Dynamic Code Orchestration: Harnessing the Power of Large Language Models for Adaptive Script Execution
Justin Del Vecchio, Andrew Perreault, Eliana Furmanek
TL;DR
The paper investigates dynamic code orchestration by housing substantial business logic in written language directives that are interpreted by LLMs at runtime. It demonstrates a dynamically orchestrated Python text editor where LLM-generated code blocks are produced, compiled, and registered in the global namespace for on-the-fly execution. An empirical evaluation on the HumanEval benchmark reveals a partial success rate and highlights practical challenges such as JSON formatting, import restrictions, and infinite loops that shape future safeguards. The work points to significant potential for user-driven customization and evolving security models, with future plans focusing on adaptive scripts and defensive coding to extend functionality while mitigating risks.
Abstract
Computer programming initially required humans to directly translate their goals into machine code.
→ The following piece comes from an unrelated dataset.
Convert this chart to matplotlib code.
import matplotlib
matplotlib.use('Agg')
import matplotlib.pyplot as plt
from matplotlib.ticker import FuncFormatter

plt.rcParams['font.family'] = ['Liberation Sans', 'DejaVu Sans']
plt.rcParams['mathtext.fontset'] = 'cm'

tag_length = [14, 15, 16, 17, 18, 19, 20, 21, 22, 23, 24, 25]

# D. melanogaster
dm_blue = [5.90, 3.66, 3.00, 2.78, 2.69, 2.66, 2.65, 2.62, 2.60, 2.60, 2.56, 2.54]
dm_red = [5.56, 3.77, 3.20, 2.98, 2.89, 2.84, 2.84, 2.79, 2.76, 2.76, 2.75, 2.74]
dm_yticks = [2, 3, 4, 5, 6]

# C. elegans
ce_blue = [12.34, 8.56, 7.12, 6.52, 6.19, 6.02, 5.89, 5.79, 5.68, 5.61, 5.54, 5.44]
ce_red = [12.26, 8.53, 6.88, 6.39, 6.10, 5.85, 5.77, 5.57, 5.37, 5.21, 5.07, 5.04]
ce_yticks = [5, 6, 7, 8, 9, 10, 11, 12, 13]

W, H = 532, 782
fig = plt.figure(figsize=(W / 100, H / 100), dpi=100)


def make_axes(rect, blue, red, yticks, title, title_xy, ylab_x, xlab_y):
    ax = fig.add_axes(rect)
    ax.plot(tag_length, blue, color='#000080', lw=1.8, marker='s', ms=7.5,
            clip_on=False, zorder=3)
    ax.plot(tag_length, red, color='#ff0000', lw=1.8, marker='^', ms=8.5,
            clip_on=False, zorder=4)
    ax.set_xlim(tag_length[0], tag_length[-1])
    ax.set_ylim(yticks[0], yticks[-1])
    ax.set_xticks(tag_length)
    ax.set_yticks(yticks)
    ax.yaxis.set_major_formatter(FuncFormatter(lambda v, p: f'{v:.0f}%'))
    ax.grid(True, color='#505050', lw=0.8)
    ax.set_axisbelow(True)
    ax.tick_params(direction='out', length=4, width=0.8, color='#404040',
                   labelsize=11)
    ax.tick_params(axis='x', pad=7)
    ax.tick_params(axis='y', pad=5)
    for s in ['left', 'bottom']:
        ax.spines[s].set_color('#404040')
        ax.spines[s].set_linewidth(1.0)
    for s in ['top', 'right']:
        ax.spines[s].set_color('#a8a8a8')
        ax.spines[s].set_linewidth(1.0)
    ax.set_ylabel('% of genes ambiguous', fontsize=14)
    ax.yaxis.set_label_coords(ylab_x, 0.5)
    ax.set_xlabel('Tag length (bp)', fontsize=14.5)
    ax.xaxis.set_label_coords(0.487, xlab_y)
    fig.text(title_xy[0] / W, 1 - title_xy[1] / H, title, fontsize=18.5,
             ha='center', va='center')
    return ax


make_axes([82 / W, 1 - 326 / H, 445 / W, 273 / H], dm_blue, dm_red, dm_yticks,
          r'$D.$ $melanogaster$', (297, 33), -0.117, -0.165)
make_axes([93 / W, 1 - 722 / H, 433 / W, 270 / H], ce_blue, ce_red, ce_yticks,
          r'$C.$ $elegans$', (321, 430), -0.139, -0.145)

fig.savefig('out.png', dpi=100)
These goals could have easily been expressed as a written (or human) language directive. Computers, however, had no capacity to satisfactorily interpret written language. Large language model's provide exactly this capability; automatic generation of computer programs or even assembly code from written language directives. This research examines dynamic code execution of written language directives within the context of a running application. It implements a text editor whose business logic is purely backed by large language model prompts. That is, the program's execution uses prompts and written language directives to dynamically generate application logic at the point in time it is needed. The research clearly shows how written language directives, backed by a large language model, offer radically new programming and operating system paradigms. For example, empowerment of users to directly implement requirements via written language directives, thus supplanting the need for a team ofprogrammers, a release schedule and the like. Or, new security mechanisms where static executables, always a target for reverse engineering or fuzzing, no longer exist. They are replaced by ephemeral executables that may continually change, be completely removed, and are easily updated.